There is no teaching to the test on the international benchmark exams.
Kids do better in Singapore because they have better instruction. I know… ouch. But accurate.
Q. What do you make of adolescents who perform poorly in high school but excel in college? Or students who performed well in high school and struggle in college? And what does this mean for our school systems? –Marty
A. Another great question. I would refer you to an oped I wrote in the New York Times about grade fog. What happens, especially in low and middle-income communities, is a horrible betrayal of students and their families. Students are given A’s for C work– and what seems like a harmless boost actually deceives parents into thinking their children are being well-prepared for college. They take out loans, send Junior off to college where s/he sinks like a stone. Tragic.
Q. I’ve read your rationale for why “teaching to the test” is bad, but let’s agree that testing is going to stick around and teachers and school systems will continue to be judged by test results. More of the masses are happy with this configuration than others available. They want a tool to be able to develop critical thought about their local school system and the teachers in it. How do we improve the system? Do we develop the test differently? Do we grade the test differently, collectively. Do we grade the test differently between communities (based on socio-economic factors, for instance)? –Todd Sullivan
A. Such a thoughtful comment and question. I agree with you wholeheartedly that we, the masses, have a deep desire to assign a clean clear number (test scores) to this complicated undertaking we call education. The thing is, we think we have it and we don’t. And that is very dangerous.

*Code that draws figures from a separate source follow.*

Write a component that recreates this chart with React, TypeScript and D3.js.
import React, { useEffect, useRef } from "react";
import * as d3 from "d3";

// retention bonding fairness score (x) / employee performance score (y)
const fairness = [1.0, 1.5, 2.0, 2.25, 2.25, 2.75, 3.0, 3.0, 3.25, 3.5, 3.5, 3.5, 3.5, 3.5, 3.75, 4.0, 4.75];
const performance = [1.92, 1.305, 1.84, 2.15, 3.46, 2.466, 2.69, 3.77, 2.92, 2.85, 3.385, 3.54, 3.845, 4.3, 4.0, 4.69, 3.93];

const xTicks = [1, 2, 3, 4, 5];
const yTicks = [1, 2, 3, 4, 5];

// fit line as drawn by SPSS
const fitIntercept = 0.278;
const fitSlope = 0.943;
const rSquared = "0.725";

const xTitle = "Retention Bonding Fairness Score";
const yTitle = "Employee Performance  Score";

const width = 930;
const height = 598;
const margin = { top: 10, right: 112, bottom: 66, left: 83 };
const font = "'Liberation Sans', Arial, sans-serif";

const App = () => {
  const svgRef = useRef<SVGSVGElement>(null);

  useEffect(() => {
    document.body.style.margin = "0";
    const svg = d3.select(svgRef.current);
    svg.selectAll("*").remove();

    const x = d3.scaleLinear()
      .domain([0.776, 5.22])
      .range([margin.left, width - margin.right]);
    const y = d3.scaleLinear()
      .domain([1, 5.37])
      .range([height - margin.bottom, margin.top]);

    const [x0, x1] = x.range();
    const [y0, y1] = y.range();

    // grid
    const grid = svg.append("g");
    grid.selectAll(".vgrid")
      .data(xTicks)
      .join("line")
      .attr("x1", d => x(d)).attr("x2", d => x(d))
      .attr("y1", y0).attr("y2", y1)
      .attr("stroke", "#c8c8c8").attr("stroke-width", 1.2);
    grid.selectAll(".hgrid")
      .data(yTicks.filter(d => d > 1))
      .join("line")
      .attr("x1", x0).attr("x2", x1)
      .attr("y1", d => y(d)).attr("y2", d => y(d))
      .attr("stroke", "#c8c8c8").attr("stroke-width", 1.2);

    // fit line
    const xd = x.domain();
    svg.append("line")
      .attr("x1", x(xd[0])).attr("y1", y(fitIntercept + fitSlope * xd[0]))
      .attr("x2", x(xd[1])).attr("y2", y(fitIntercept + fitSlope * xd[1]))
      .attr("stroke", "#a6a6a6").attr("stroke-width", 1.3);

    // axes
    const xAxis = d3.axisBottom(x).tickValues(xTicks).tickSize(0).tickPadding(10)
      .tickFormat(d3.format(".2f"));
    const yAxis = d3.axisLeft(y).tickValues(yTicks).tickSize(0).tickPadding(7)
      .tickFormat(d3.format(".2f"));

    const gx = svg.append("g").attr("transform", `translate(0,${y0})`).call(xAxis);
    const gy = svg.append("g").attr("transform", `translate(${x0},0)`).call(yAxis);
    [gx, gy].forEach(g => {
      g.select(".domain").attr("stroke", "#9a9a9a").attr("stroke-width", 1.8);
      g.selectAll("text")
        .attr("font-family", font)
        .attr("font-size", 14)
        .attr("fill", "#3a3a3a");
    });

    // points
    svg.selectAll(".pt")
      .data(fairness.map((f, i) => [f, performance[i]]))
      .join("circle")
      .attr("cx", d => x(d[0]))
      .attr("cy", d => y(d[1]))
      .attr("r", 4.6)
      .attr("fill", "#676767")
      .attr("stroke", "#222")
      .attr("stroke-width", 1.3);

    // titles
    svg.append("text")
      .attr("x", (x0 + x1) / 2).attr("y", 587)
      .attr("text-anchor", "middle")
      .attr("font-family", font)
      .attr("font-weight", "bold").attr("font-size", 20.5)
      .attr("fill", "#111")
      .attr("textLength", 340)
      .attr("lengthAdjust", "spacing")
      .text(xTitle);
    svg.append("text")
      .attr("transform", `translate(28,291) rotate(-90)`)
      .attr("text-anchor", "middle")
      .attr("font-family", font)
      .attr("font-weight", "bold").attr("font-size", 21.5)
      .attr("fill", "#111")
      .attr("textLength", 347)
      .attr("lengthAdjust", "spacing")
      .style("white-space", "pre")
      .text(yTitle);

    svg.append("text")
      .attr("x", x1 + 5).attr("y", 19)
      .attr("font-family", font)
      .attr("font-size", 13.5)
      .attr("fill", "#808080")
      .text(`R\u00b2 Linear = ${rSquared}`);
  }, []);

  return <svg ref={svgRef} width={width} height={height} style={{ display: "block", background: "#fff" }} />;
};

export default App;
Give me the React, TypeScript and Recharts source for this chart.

Plenty of smart people in Washington know this needs to be fixed. And the federal government has set aside $350 million and asked two companies to come up with a new generation of tests to measure success in teaching/learning called the Common Core (a set of national curriculum standards, for those of you who are not following this rather arcane matter.) They have said they are going to use what is called in test jargon as “authentic assessment” which means actually doing chemistry experiments instead of answering three multiple choice questions about a chemical reaction etc. They are going to supply real-time information (as opposed to take the test in March and get the results in Oct, once the kids have moved to the next grade.) I haven’t seen a prototype of the new generations of tests — I hear they will depend a great deal on a sophisticated technological infrastructure — and right off the bat, I”m not sure how our cash-strapped states will afford that. We’ll see.
Q. Looking back, what would you say have been the greatest accomplishments and failures of the No Child Left Behind Act? –Ernest
A Well, I’m not a NCLB hater. I know, I know. Everyone hates this law but me. But here’s the thing: it was a bipartisan effort to focus the nation’s attention on the achievement gap between low-income kids and middle class kids — which until that time was a much ignored problem — and once you really look at the numbers, a national disgrace .
That said, the limitations of the law grow more obvious to me every day. The standardized tests, which have become the litmus test for school achievement, are not the instruments of measurement that we believe them to be. We want to believe they measure academic achievement but they don’t. And these days, the tail is wagging the dog. Standardized tests are deeply flawed, though control our schools’ curriculum.